À travers les cris qui déchirent la nuit de l’histoire, devant la violence qui s’empare des corps, sachons entendre les murmures de Dieu. À coup sûr, il fait savoir que nous ne sommes pas enfermés dans les ténèbres. Le désespoir n’est pas de mise pour celui qui croit à l’Évangile. La foi en la Résurrection est inséparable de l’Espérance.

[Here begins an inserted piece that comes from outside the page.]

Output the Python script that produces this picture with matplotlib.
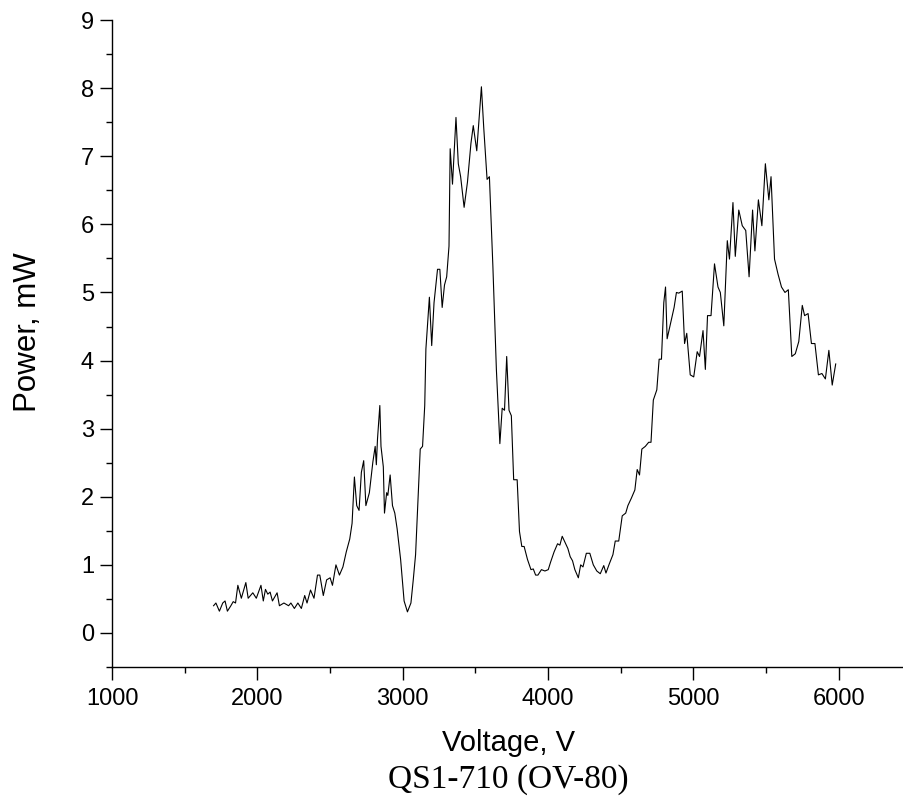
import matplotlib
matplotlib.use("Agg")
import matplotlib.pyplot as plt
from matplotlib.ticker import MultipleLocator

voltage = [1699, 1715, 1739, 1762, 1778, 1794, 1818, 1834, 1850, 1866, 1890, 1921, 1937, 1969,
           1993, 2025, 2041, 2056, 2072, 2088, 2104, 2136, 2152, 2183, 2215, 2231, 2255, 2279,
           2303, 2326, 2342, 2366, 2390, 2414, 2430, 2454, 2477, 2501, 2517, 2541, 2565, 2589,
           2612, 2636, 2652, 2668, 2684, 2700, 2716, 2732, 2747, 2771, 2795, 2811, 2819, 2827,
           2843, 2851, 2867, 2875, 2890, 2898, 2914, 2930, 2946, 2962, 2986, 3010, 3033, 3057,
           3073, 3089, 3105, 3121, 3137, 3152, 3160, 3184, 3200, 3216, 3240, 3256, 3272, 3288,
           3303, 3319, 3327, 3343, 3367, 3383, 3399, 3423, 3446, 3470, 3486, 3510, 3542, 3558,
           3581, 3597, 3621, 3645, 3669, 3685, 3701, 3716, 3732, 3748, 3764, 3788, 3804, 3820,
           3836, 3859, 3883, 3899, 3915, 3931, 3955, 3979, 4002, 4018, 4042, 4066, 4082, 4098,
           4122, 4137, 4153, 4169, 4185, 4209, 4225, 4241, 4264, 4288, 4312, 4336, 4360, 4384,
           4399, 4423, 4447, 4463, 4487, 4511, 4535, 4550, 4574, 4598, 4614, 4630, 4646, 4670,
           4693, 4709, 4725, 4749, 4765, 4781, 4797, 4809, 4820, 4844, 4868, 4884, 4900, 4924,
           4940, 4955, 4979, 5003, 5027, 5043, 5067, 5083, 5098, 5122, 5146, 5170, 5186, 5210,
           5234, 5249, 5273, 5289, 5313, 5337, 5361, 5384, 5408, 5424, 5448, 5472, 5496, 5520,
           5535, 5559, 5583, 5607, 5631, 5654, 5678, 5702, 5726, 5750, 5766, 5790, 5813, 5837,
           5861, 5885, 5909, 5933, 5956, 5980]
power = [0.40, 0.44, 0.32, 0.44, 0.47, 0.32, 0.40, 0.46, 0.44, 0.70, 0.51, 0.74, 0.51, 0.59,
         0.51, 0.70, 0.47, 0.64, 0.57, 0.60, 0.47, 0.59, 0.40, 0.44, 0.40, 0.44, 0.36, 0.44,
         0.36, 0.55, 0.44, 0.63, 0.51, 0.85, 0.85, 0.55, 0.78, 0.81, 0.70, 1.00, 0.85, 0.97,
         1.19, 1.38, 1.61, 2.29, 1.87, 1.80, 2.36, 2.53, 1.87, 2.06, 2.51, 2.74, 2.47, 2.85,
         3.34, 2.74, 2.44, 1.76, 2.06, 2.02, 2.32, 1.87, 1.76, 1.53, 1.08, 0.47, 0.31, 0.44,
         0.78, 1.15, 1.91, 2.70, 2.74, 3.34, 4.17, 4.93, 4.22, 4.85, 5.34, 5.34, 4.78, 5.11,
         5.23, 5.68, 7.11, 6.59, 7.57, 6.89, 6.70, 6.25, 6.62, 7.19, 7.45, 7.08, 8.02, 7.42,
         6.66, 6.70, 5.38, 3.87, 2.78, 3.30, 3.27, 4.06, 3.27, 3.19, 2.25, 2.25, 1.49, 1.27,
         1.27, 1.08, 0.93, 0.94, 0.85, 0.85, 0.93, 0.91, 0.93, 1.04, 1.19, 1.31, 1.29, 1.42,
         1.31, 1.24, 1.12, 1.06, 0.93, 0.81, 1.00, 0.97, 1.17, 1.17, 1.00, 0.91, 0.87, 0.99,
         0.88, 1.02, 1.15, 1.35, 1.35, 1.72, 1.76, 1.87, 1.98, 2.10, 2.40, 2.32, 2.70, 2.74,
         2.80, 2.80, 3.42, 3.57, 4.02, 4.02, 4.85, 5.08, 4.32, 4.55, 4.78, 5.00, 4.99, 5.02,
         4.25, 4.40, 3.79, 3.76, 4.13, 4.06, 4.44, 3.87, 4.66, 4.66, 5.42, 5.08, 5.00, 4.51,
         5.76, 5.49, 6.32, 5.53, 6.21, 5.98, 5.91, 5.23, 6.21, 5.61, 6.36, 5.98, 6.89, 6.36,
         6.70, 5.49, 5.27, 5.08, 5.00, 5.04, 4.06, 4.10, 4.28, 4.81, 4.66, 4.69, 4.25, 4.25,
         3.79, 3.81, 3.73, 4.15, 3.64, 3.95]

plt.rcParams["font.family"] = ["Liberation Sans", "DejaVu Sans"]

fig = plt.figure(figsize=(9.04, 8.05), dpi=100)
ax = fig.add_axes([0.1239, 0.1714, 0.8761, 0.8037])

ax.plot(voltage, power, color="black", linewidth=0.8)

ax.set_xlim(1000, 6450)
ax.set_ylim(-0.5, 9)
ax.xaxis.set_major_locator(MultipleLocator(1000))
ax.xaxis.set_minor_locator(MultipleLocator(500))
ax.yaxis.set_major_locator(MultipleLocator(1))
ax.yaxis.set_minor_locator(MultipleLocator(0.5))
ax.tick_params(which="major", direction="out", length=9, width=1.0, labelsize=17)
ax.tick_params(axis="y", which="major", pad=4)
ax.tick_params(axis="x", which="major", pad=6)
ax.tick_params(which="minor", direction="out", length=4.5, width=1.0)

ax.spines["top"].set_visible(False)
ax.spines["right"].set_visible(False)
ax.spines["left"].set_linewidth(1.0)
ax.spines["bottom"].set_linewidth(1.0)

ax.set_xlabel("Voltage, V", fontsize=21, labelpad=14)
ax.set_ylabel("Power, mW", fontsize=22.5)
ax.yaxis.set_label_coords(-0.087, 0.518)

fig.text(0.5 * (0.1239 + 1.0), 17 / 805, "QS1-710 (OV-80)", family="Liberation Serif",
         fontsize=24, ha="center", va="baseline")

fig.savefig("out.png", dpi=100)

À coup sûr également Dieu ne nous demande pas de nous résigner à la situation présente en nous consolant à la pensée qu’il y aura, plus tard, un Royaume où les humiliés d’aujourd’hui auront une compensation. Au milieu des souffrances présentes, nous avons à déceler cette sorte de lumière qui va nous permettre de trouver le chemin de la vie sans attendre demain : c’est le chemin de la parole. La résurrection, avant d’être la rencontre d’un corps que des mains peuvent toucher, est l’accueil d’un message sur les lèvres d’un jeune inconnu ; elle donne la parole à Marie de Magdala et vient jusqu’à nous. Autrement dit, croire à la Résurrection fait de nous des prophètes : les prophètes, dans la tradition biblique parlent au nom de Iahvé et nous marchons à leur suite. La parole du prophète est une parole qui s’indigne : « Chacun dévore la chair de son propre bras ! » disait Jérémie lorsqu’il voyait les fruits de l’injustice de ses contemporains. Belle formule pour désigner l’humanité qui se déchire. À nous de regarder notre histoire, de nous entraider pour dénoncer, sans crainte, ce qui l’abîme, en lui et en nous, et faire reculer la mort. Devenons ainsi « fils de lumière » au croisement de la nuit.